• **To be done**: Locate every line in the material below that has the word "this". Copy each of those lines.

— Start of Data rows —

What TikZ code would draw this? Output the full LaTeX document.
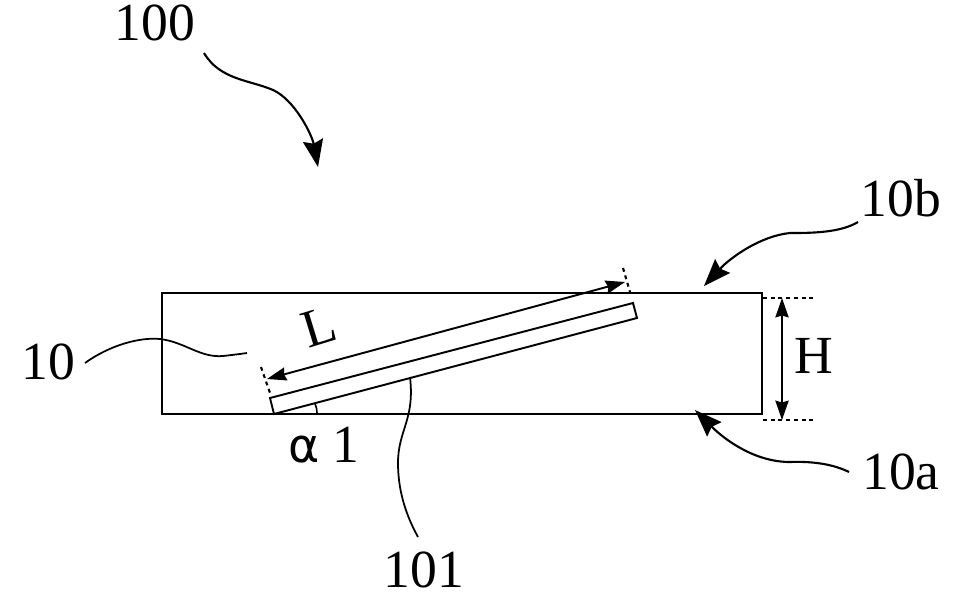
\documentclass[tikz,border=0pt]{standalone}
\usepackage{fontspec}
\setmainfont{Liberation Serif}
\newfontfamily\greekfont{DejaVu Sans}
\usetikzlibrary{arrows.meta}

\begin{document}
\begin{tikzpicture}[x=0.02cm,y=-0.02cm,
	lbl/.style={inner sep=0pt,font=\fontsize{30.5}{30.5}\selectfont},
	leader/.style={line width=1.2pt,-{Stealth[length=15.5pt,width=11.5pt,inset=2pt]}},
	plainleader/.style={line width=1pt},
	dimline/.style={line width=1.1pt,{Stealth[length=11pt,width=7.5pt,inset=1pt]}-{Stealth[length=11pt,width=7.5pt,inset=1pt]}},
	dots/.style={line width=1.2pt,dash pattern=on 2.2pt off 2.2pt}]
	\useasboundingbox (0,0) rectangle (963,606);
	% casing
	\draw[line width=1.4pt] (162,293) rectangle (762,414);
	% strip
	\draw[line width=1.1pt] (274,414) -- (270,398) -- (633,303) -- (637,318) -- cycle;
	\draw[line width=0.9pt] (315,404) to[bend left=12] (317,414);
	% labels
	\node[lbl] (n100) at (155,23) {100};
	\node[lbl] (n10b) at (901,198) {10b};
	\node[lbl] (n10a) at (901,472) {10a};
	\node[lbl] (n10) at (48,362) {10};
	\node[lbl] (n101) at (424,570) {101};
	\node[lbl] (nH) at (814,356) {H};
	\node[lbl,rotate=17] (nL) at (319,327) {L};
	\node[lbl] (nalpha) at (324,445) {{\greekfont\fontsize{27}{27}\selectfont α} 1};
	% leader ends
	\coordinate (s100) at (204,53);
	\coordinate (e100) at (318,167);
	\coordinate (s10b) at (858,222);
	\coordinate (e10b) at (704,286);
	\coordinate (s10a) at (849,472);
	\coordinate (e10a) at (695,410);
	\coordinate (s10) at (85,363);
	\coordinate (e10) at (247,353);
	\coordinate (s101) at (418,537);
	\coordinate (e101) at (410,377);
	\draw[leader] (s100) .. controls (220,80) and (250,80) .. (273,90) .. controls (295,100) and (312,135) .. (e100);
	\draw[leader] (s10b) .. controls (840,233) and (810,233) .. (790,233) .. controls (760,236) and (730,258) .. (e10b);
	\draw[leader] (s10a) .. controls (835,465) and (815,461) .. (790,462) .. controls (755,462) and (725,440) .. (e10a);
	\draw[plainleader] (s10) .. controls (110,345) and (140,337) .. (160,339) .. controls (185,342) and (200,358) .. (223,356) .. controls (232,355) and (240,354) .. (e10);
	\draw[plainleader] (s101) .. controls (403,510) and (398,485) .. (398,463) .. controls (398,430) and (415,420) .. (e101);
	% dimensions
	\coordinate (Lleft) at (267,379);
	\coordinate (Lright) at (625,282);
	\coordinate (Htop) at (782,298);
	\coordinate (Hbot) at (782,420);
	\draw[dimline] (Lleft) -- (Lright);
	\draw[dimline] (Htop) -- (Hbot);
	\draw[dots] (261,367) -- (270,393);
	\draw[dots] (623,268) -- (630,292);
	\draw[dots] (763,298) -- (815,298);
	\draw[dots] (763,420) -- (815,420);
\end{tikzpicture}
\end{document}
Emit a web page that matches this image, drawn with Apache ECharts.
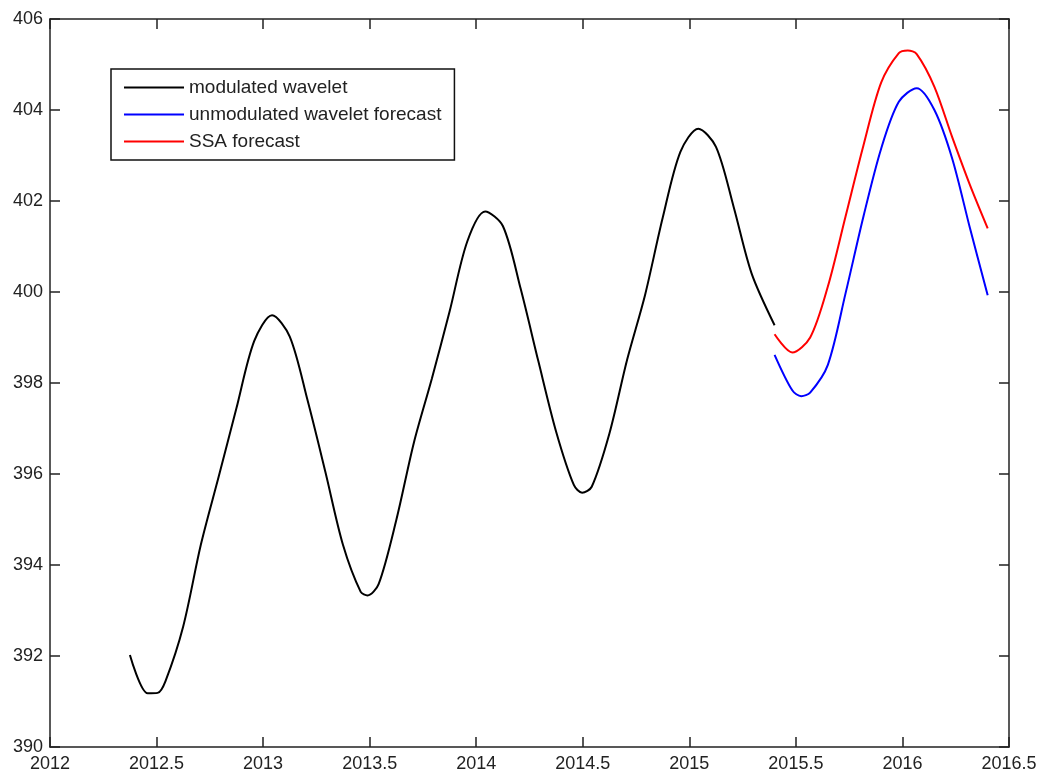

— End of Data rows —

• **The completed task**:
What TikZ code would draw this? Output the full LaTeX document.
Emit a web page that matches this image, drawn with Apache ECharts.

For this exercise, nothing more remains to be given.